Last year around this time, the Women of Troy earned the No. 5 overall seed after going 21-2 on the season. This time around, USC’s 13th-ranked women’s team is 16-7 and is heading into the NCAA tournament as the No. 16 seed. Though the team hasn’t put together quite as impressive of a record as it did last season, some members still found success at this year’s Pac-12 championships.
Though the men’s conference tournament is a team competition, the women play in singles or doubles only, and USC’s women put on a dominant performance last weekend in Ojai, Calif.
Junior Zoë Scandalis, ranked No. 27 in the nation, defeated four nationally ranked opponents (two of whom were ranked higher than the San Diego native) on her way to the title match, where she faced off against UCLA’s Jennifer Brady.
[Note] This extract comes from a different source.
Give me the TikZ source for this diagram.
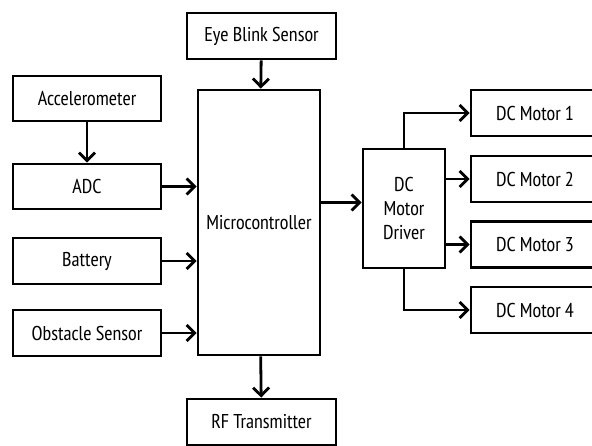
\documentclass[tikz,border=0pt]{standalone}
\usepackage{fontspec}
\setmainfont{PT Sans Narrow}
\usetikzlibrary{arrows.meta, positioning, calc}

\begin{document}
\begin{tikzpicture}[
        x=1pt, y=-1pt,
        block/.style={rectangle, draw, line width=2.8pt, inner sep=2pt, font=\fontsize{20}{24}\selectfont, align=center},
        arr/.style={-{Straight Barb[length=8pt, width=16pt, line width=2.8pt]}, line width=2.8pt}
    ]
        \clip (0,0) rectangle (592,445);

        % Inputs
        \node[block, minimum width=149pt, minimum height=46pt] (eye) at (261.5,36) {Eye Blink Sensor};
        \node[block, minimum width=148pt, minimum height=45pt] (acc) at (87,98.5) {Accelerometer};
        \node[block, minimum width=148pt, minimum height=45pt] (adc) at (87,186.5) {ADC};
        \node[block, minimum width=148pt, minimum height=46pt] (bat) at (87,261) {Battery};
        \node[block, minimum width=148pt, minimum height=46pt] (obs) at (87,333) {Obstacle Sensor};

        % Controller
        \node[block, minimum width=122pt, minimum height=265pt] (mc) at (259,222.5) {Microcontroller};
        \node[block, minimum width=149pt, minimum height=46pt] (rf) at (261.5,422) {RF Transmitter};

        % Driver and motors
        \node[block, minimum width=82pt, minimum height=119pt] (drv) at (404,208.5) {DC\\Motor\\Driver};
        \node[block, minimum width=128pt, minimum height=46pt] (m1) at (535,113) {DC Motor 1};
        \node[block, minimum width=128pt, minimum height=46pt] (m2) at (535,179) {DC Motor 2};
        \node[block, minimum width=128pt, minimum height=46pt] (m3) at (535,244.5) {DC Motor 3};
        \node[block, minimum width=128pt, minimum height=46pt] (m4) at (535,310) {DC Motor 4};

        % Arrows into controller
        \draw[arr] (eye) -- (mc);
        \draw[arr] (acc) -- (adc);
        \draw[arr] (adc.east) -- (adc.east -| mc.west);
        \draw[arr] (bat.east) -- (bat.east -| mc.west);
        \draw[arr] (obs.east) -- (obs.east -| mc.west);
        \draw[arr] (mc) -- (rf);

        % Arrows to motors
        \draw[arr] ([yshift=6pt]drv.west -| mc.east) -- ([yshift=6pt]drv.west);
        \draw[arr] (drv.north) |- (m1.west);
        \draw[arr] (m2.west -| drv.east) -- (m2.west);
        \draw[arr] (m3.west -| drv.east) -- (m3.west);
        \draw[arr] (drv.south) |- (m4.west);
    \end{tikzpicture}
\end{document}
Scandalis lost in straight sets but demonstrated impressive resolve in making it to the finals.
Additionally, junior Giuliana Olmos won the Pac-12 singles invitational crown.
Olmos continued her winning ways in doubles that day with Christian. In its first tournament together all season, the duo worked its way to a spot in the finals against top-seeded Kristie Ahn and Carol Zhao of Stanford. The Women of Troy kept their composure and upset the Cardinal duo, 6-3, 6-3. With the win, Christian earned her third consecutive Pac-12 doubles crown, having won the title with Santamaria twice before.
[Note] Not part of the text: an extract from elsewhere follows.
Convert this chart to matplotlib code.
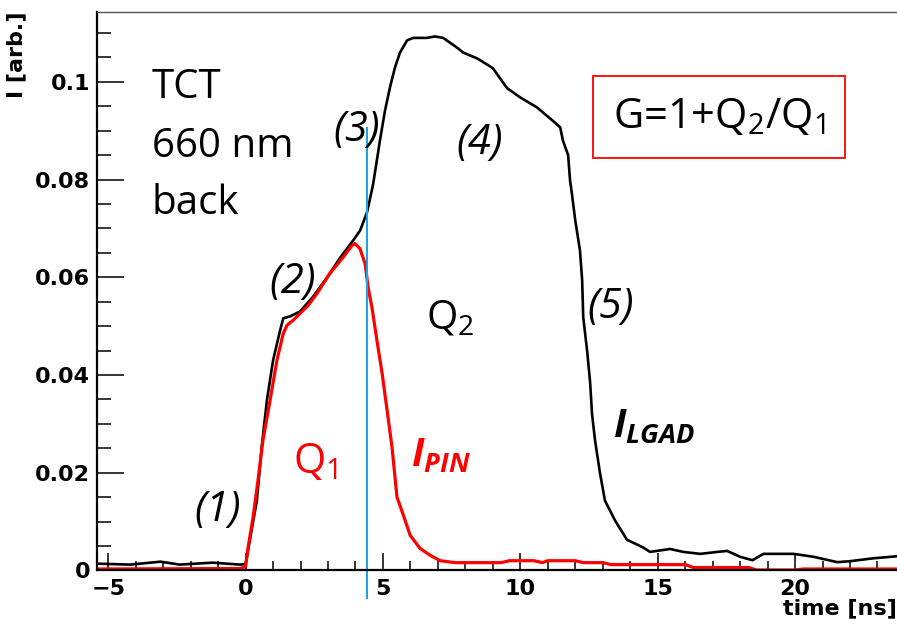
import matplotlib.pyplot as plt
from matplotlib.ticker import MultipleLocator

plt.rcParams['mathtext.fontset'] = 'custom'
plt.rcParams['mathtext.rm'] = 'Open Sans'
plt.rcParams['mathtext.it'] = 'Open Sans:italic'
plt.rcParams['mathtext.bf'] = 'Open Sans:italic:bold'

# I_LGAD (black)
t_lgad = [-5.41, -4.2, -3.1, -2.4, -1.2, -0.2, 0.0, 0.41, 0.6, 0.78, 1.0, 1.25, 1.37, 1.62,
          1.98, 2.45, 2.97, 3.44, 3.91, 4.17, 4.42, 4.64, 4.78, 4.89, 5.07, 5.26, 5.44, 5.62,
          5.88, 6.1, 6.6, 6.9, 7.19, 7.7, 7.92, 8.43, 9.0, 9.52, 10.0, 10.6, 11.19, 11.45,
          11.55, 11.74, 11.81, 11.88, 11.99, 12.17, 12.25, 12.29, 12.43, 12.54, 12.61, 12.72,
          12.9, 13.08, 13.45, 13.88, 14.47, 14.72, 15.09, 15.45, 15.93, 16.55, 17.17, 17.53,
          18.0, 18.45, 18.85, 19.94, 20.67, 21.54, 22.0, 22.86, 23.7]
i_lgad = [0.0014, 0.0012, 0.0018, 0.0012, 0.0016, 0.0012, 0.0013, 0.0143, 0.026, 0.035, 0.043,
          0.049, 0.0516, 0.052, 0.053, 0.056, 0.060, 0.064, 0.0675, 0.0696, 0.0733, 0.079, 0.084,
          0.088, 0.094, 0.099, 0.103, 0.106, 0.1085, 0.109, 0.109, 0.1093, 0.109, 0.107, 0.106,
          0.1048, 0.1028, 0.0987, 0.0968, 0.0948, 0.092, 0.0907, 0.088, 0.085, 0.0798, 0.077,
          0.072, 0.0655, 0.0594, 0.0518, 0.045, 0.0385, 0.032, 0.0266, 0.0199, 0.0143, 0.0102,
          0.0063, 0.0047, 0.0038, 0.0041, 0.0044, 0.0038, 0.0034, 0.0038, 0.0040, 0.0028, 0.0021,
          0.0034, 0.0034, 0.0028, 0.0017, 0.0019, 0.0025, 0.0029]

# I_PIN (red)
t_pin = [-5.41, -0.2, 0.0, 0.09, 0.27, 0.45, 0.63, 0.89, 1.14, 1.37, 1.51, 1.73, 1.98, 2.27,
         2.6, 3.07, 3.55, 3.87, 3.98, 4.16, 4.35, 4.46, 4.6, 4.78, 4.97, 5.15, 5.33, 5.51, 5.62,
         5.81, 5.99, 6.35, 6.72, 7.08, 7.63, 9.3, 9.6, 10.5, 10.8, 11.0, 12.0, 12.3, 13.0,
         13.3, 16.0, 16.3, 18.3, 18.6, 20.0, 20.3, 23.7]
i_pin = [0.0003, 0.0004, 0.0008, 0.0047, 0.0108, 0.0184, 0.0266, 0.0348, 0.043, 0.0485, 0.0502,
         0.0512, 0.0526, 0.0542, 0.0567, 0.0608, 0.0641, 0.0665, 0.0669, 0.0659, 0.0628, 0.0579,
         0.0538, 0.0471, 0.0403, 0.0328, 0.0252, 0.015, 0.0133, 0.0102, 0.0072, 0.0045, 0.0031,
         0.002, 0.0016, 0.0016, 0.002, 0.002, 0.0016, 0.002, 0.002, 0.0016, 0.0016, 0.0012,
         0.0012, 0.0006, 0.0006, 0.0001, 0.0001, 0.0003, 0.0003]

t_split = 4.41
xlim = (-5.41, 23.71)
ylim = (0, 0.1143)

fig = plt.figure(figsize=(8.97, 6.28), dpi=100)
ax = fig.add_axes([0.1081, 0.0916, 1 - 0.1081, 0.9809 - 0.0916])

ax.plot(t_lgad, i_lgad, color='black', lw=1.9)
ax.plot(t_pin, i_pin, color='#ff0000', lw=2.3)
ax.plot([t_split, t_split], [-0.0056, 0.0905], color='#1ea4dc', lw=1.5, clip_on=False)

ax.set_xlim(*xlim)
ax.set_ylim(*ylim)
ax.xaxis.set_major_locator(MultipleLocator(5))
ax.xaxis.set_minor_locator(MultipleLocator(1))
ax.yaxis.set_major_locator(MultipleLocator(0.02))
ax.yaxis.set_minor_locator(MultipleLocator(0.005))
ax.yaxis.set_major_formatter(plt.FuncFormatter(lambda v, p: '0' if abs(v) < 1e-9 else f'{v:g}'))

tick_font = dict(family='DejaVu Sans', weight='bold', size=16)
ax.tick_params(axis='both', which='both', direction='in', top=False, right=False, width=1.1)
ax.tick_params(axis='y', which='major', length=19.5, pad=5)
ax.tick_params(axis='y', which='minor', length=10)
ax.tick_params(axis='x', which='major', length=12, pad=6)
ax.tick_params(axis='x', which='minor', length=6.5)
for lab in ax.get_xticklabels() + ax.get_yticklabels():
    lab.set_fontproperties(tick_font)

ax.spines['right'].set_visible(False)
ax.spines['top'].set_color('#555555')
ax.spines['top'].set_linewidth(1.0)
ax.spines['left'].set_linewidth(1.6)
ax.spines['bottom'].set_linewidth(1.6)

ax.set_xlabel('time [ns]', loc='right', fontdict=tick_font, labelpad=0)
ax.set_ylabel('I [arb.]', loc='top', fontdict=tick_font, labelpad=6)

txt = dict(family='Open Sans', size=29)
ax.text(-3.41, 0.0968, 'TCT', **txt)
ax.text(-3.41, 0.0846, '660 nm', **txt)
ax.text(-3.41, 0.0729, 'back', **txt)

num = dict(family='Open Sans', style='italic', size=30, ha='center', va='center')
ax.text(-1.0, 0.0124, '(1)', **num)
ax.text(1.73, 0.059, '(2)', **num)
ax.text(4.05, 0.0901, '(3)', **num)
ax.text(8.53, 0.0875, '(4)', **num)
ax.text(13.3, 0.0539, '(5)', **num)

ax.text(7.44, 0.0515, 'Q$_2$', family='Open Sans', size=29, ha='center', va='center')
ax.text(2.53, 0.0221, 'Q$_1$', family='Open Sans', size=30, color='#ff0000', ha='center', va='center')
ax.text(7.11, 0.0234, r'$\mathbf{I}_{\mathbf{PIN}}$', size=28, color='#ff0000', ha='center', va='center')
ax.text(14.87, 0.0294, r'$\mathbf{I}_{\mathbf{LGAD}}$', size=28, color='black', ha='center', va='center')

ax.text(17.24, 0.0928, 'G=1+Q$_2$/Q$_1$', family='Open Sans', size=30, ha='center', va='center',
        bbox=dict(boxstyle='square,pad=0.47', fc='white', ec='#ff0000', lw=1.3))

fig.savefig('out.png', dpi=100)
“We are very excited about our results at the Pac-12 championship with a doubles victory and a finalist in singles,” said USC women’s head coach Richard Gallien. “Giuliana winning the invitational was a great boost for her as well.”
This success will provide the team some momentum heading into NCAAs against a 19-5 Idaho squad that, despite having no ranked players, just won the WAC championship. The Women of Troy will face Idaho on May 9 at 2 p.m.
If the Women of Troy come out on top against the Vandals, the team will face the winner of the match between No. 17 Michigan and No. 71 Fresno State. Though nothing is guaranteed, Gallien hopes to use the home-court advantage to defeat Idaho and face the challenge of Michigan in the second round on May 11 at 3 p.m.
“We are fired up to host the first two rounds of the NCAAs,” Gallien said. “We need to get by a tough Idaho squad and Michigan team to move on, but we are healthy and confident so I know we are going to be ready to really compete our very best.”
Despite losing star player Santamaria for the season due to an ACL injury, the team is attempting to make a deep run in the tournament relative to last year.
In 2013, the Women of Troy blazed through the opening two rounds at Marks Stadium but couldn’t produce a victory over Stanford in the Round of 16, falling 4-3.
Both the men’s and women’s tennis teams are determined to make it past the first two rounds in Los Angeles and move on to more competitive play in Athens, Ga. Though it will be a long run to the finish line, Smith is convinced that if his Trojans put in the work, they will have what it takes to bring home their fifth national championship trophy in six years.
“Right now, it’s, ‘How much does the team want to suffer in the next two weeks?’” Smith said on a sweltering 90-degree day. “If we want to suffer, then we’ve got a chance. I hope it’s hot like this every single day. It’s miserable, and it’s great. It’s gonna be miserable in Athens, and we’re gonna have to play through that miserableness to be successful.”
USC’s teams have spent all season preparing for this tournament and know that they have to perform their best to come out on top.
Sarmiento says the Trojans are reveling in the chance to display their talents and prove their worth as the No. 1 team in the country.
“Obviously we have a target on our back, but that’s a good thing,” Sarmiento said. “We’ll always be ready.”